## Begin
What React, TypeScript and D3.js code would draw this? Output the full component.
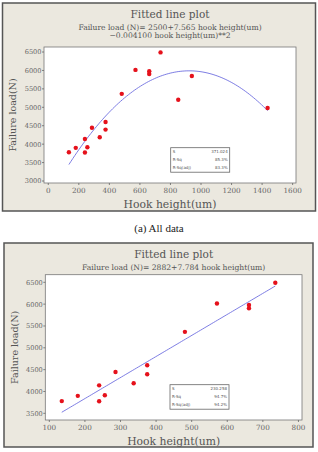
import { useMemo } from 'react';
import { scaleLinear, line, range, extent, mean, sum } from 'd3';

// hook height (um) vs failure load (N), all specimens
const hookHeight = [135, 180, 240, 240, 256, 286, 337, 375, 375, 481, 571, 661, 661, 735, 851, 940, 1436];
const failureLoad = [3780, 3900, 4140, 3775, 3915, 4445, 4187, 4600, 4395, 5365, 6015, 5980, 5905, 6490, 5205, 5850, 4980];

// quadratic fit printed above the first plot
const quadCoef = [2500, 7.565, -0.0041];

const statsAll = [['S', '371.024'], ['R-Sq', '85.3%'], ['R-Sq(adj)', '83.3%']];
const statsTrim = [['S', '230.258'], ['R-Sq', '94.7%'], ['R-Sq(adj)', '94.2%']];

const ticksAllX = range(0, 1601, 200);
const ticksAllY = range(3000, 6501, 500);
const ticksTrimX = range(100, 801, 100);
const ticksTrimY = range(3500, 6501, 500);

const SERIF = '"DejaVu Serif", serif';
const TXT = '#555';

type Pt = { x: number; y: number };

function Panel(props: {
  top: number; left: number; width: number; height: number;
  plot: { l: number; t: number; r: number; b: number };
  xDomain: [number, number]; yDomain: [number, number];
  xTicks: number[]; yTicks: number[];
  points: Pt[]; fit: (x: number) => number;
  eq: string[]; stats: string[][]; statBox: { x: number; y: number };
}) {
  const { top, left, width, height, plot, points, fit } = props;
  const x = scaleLinear().domain(props.xDomain).range([plot.l, plot.r]);
  const y = scaleLinear().domain(props.yDomain).range([plot.b, plot.t]);
  const [x0, x1] = extent(points, d => d.x) as [number, number];
  const curve = range(0, 101).map(i => x0 + (x1 - x0) * i / 100);
  const path = line<number>().x(d => x(d)).y(d => y(fit(d)))(curve) || '';
  const cx = (plot.l + plot.r) / 2;
  const titleY = top + 14.5;
  return (
    <g>
      <rect x={left} y={top} width={width} height={height} fill="#ebe8df" stroke="#555" strokeWidth={1.5} />
      <text x={cx} y={titleY} textAnchor="middle" fontFamily={SERIF} fontSize={10.5} fill={TXT}>Fitted line plot</text>
      {props.eq.map((t, i) => (
        <text key={i} x={cx} y={titleY + 12.2 + i * 8.5} textAnchor="middle" fontFamily={SERIF} fontSize={7.6} fill={TXT}>{t}</text>
      ))}
      <rect x={plot.l} y={plot.t} width={plot.r - plot.l} height={plot.b - plot.t} fill="#fff" stroke="#777" strokeWidth={0.8} />
      {props.yTicks.map(v => (
        <g key={v}>
          <line x1={plot.l - 2} x2={plot.l} y1={y(v)} y2={y(v)} stroke="#666" strokeWidth={0.8} />
          <text x={plot.l - 2.5} y={y(v) + 2.4} textAnchor="end" fontFamily={SERIF} fontSize={6.6} fill="#666">{v}</text>
        </g>
      ))}
      {props.xTicks.map(v => (
        <g key={v}>
          <line x1={x(v)} x2={x(v)} y1={plot.b} y2={plot.b + 2} stroke="#666" strokeWidth={0.8} />
          <text x={x(v)} y={plot.b + 10} textAnchor="middle" fontFamily={SERIF} fontSize={7.2} fill="#666">{v}</text>
        </g>
      ))}
      <text x={cx} y={plot.b + 24.5} textAnchor="middle" fontFamily={SERIF} fontSize={10.8} fill={TXT}>Hook height(um)</text>
      <text transform={`translate(${left + 13.5},${(plot.t + plot.b) / 2}) rotate(-90)`} textAnchor="middle"
        fontFamily={SERIF} fontSize={9.5} fill={TXT}>Failure load(N)</text>
      <path d={path} fill="none" stroke="#6f6fe0" strokeWidth={0.9} />
      {points.map((d, i) => (
        <circle key={i} cx={x(d.x)} cy={y(d.y)} r={2.2} fill="#e5111b" />
      ))}
      <g transform={`translate(${props.statBox.x},${props.statBox.y})`}>
        <rect width={59} height={24.5} fill="#fff" stroke="#666" strokeWidth={0.8} />
        {props.stats.map((s, i) => (
          <g key={i} fontFamily='"DejaVu Sans", sans-serif' fontSize={4} fill="#555">
            <text x={2} y={5.8 + i * 8}>{s[0]}</text>
            <text x={57} y={5.8 + i * 8} textAnchor="end">{s[1]}</text>
          </g>
        ))}
      </g>
    </g>
  );
}

export default function App() {
  const all: Pt[] = hookHeight.map((h, i) => ({ x: h, y: failureLoad[i] }));
  const trimmed = all.filter(d => d.x <= 800);

  // least-squares straight line through the trimmed set
  const linFit = useMemo(() => {
    const mx = mean(trimmed, d => d.x) as number;
    const my = mean(trimmed, d => d.y) as number;
    const b = sum(trimmed, d => (d.x - mx) * (d.y - my)) / sum(trimmed, d => (d.x - mx) ** 2);
    const a = my - b * mx;
    return (v: number) => a + b * v;
  }, []);
  const quadFit = (v: number) => quadCoef[0] + quadCoef[1] * v + quadCoef[2] * v * v;

  return (
    <svg width={318} height={452} style={{ position: 'absolute', left: 0, top: 0, background: '#fff' }}>
      <Panel top={3} left={2.5} width={313} height={208}
        plot={{ l: 44, t: 47, r: 296, b: 183 }}
        xDomain={[-28, 1622]} yDomain={[2946, 6636]}
        xTicks={ticksAllX} yTicks={ticksAllY}
        points={all} fit={quadFit}
        eq={['Failure load (N)= 2500+7.565 hook height(um)', '\u22120.004100 hook height(um)**2']}
        stats={statsAll} statBox={{ x: 170.7, y: 147.7 }} />
      <text x={159} y={231.5} textAnchor="middle" fontFamily='"Liberation Serif", serif' fontSize={11} fill="#222">(a) All data</text>
      <Panel top={243} left={4} width={309} height={204}
        plot={{ l: 45.3, t: 274.7, r: 302, b: 420 }}
        xDomain={[88.7, 810]} yDomain={[3347, 6674]}
        xTicks={ticksTrimX} yTicks={ticksTrimY}
        points={trimmed} fit={linFit}
        eq={['Failure load (N)= 2882+7.784 hook height(um)']}
        stats={statsTrim} statBox={{ x: 170, y: 384.7 }} />
    </svg>
  );
}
## End
- What the exercise asks:
Could the lines from the top of the material through the line with "extent, mean, sum" be repeated exactly, pictures left out?

- Task response:
What React, TypeScript and D3.js code would draw this? Output the full component.
import { useMemo } from 'react';
import { scaleLinear, line, range, extent, mean, sum } from 'd3';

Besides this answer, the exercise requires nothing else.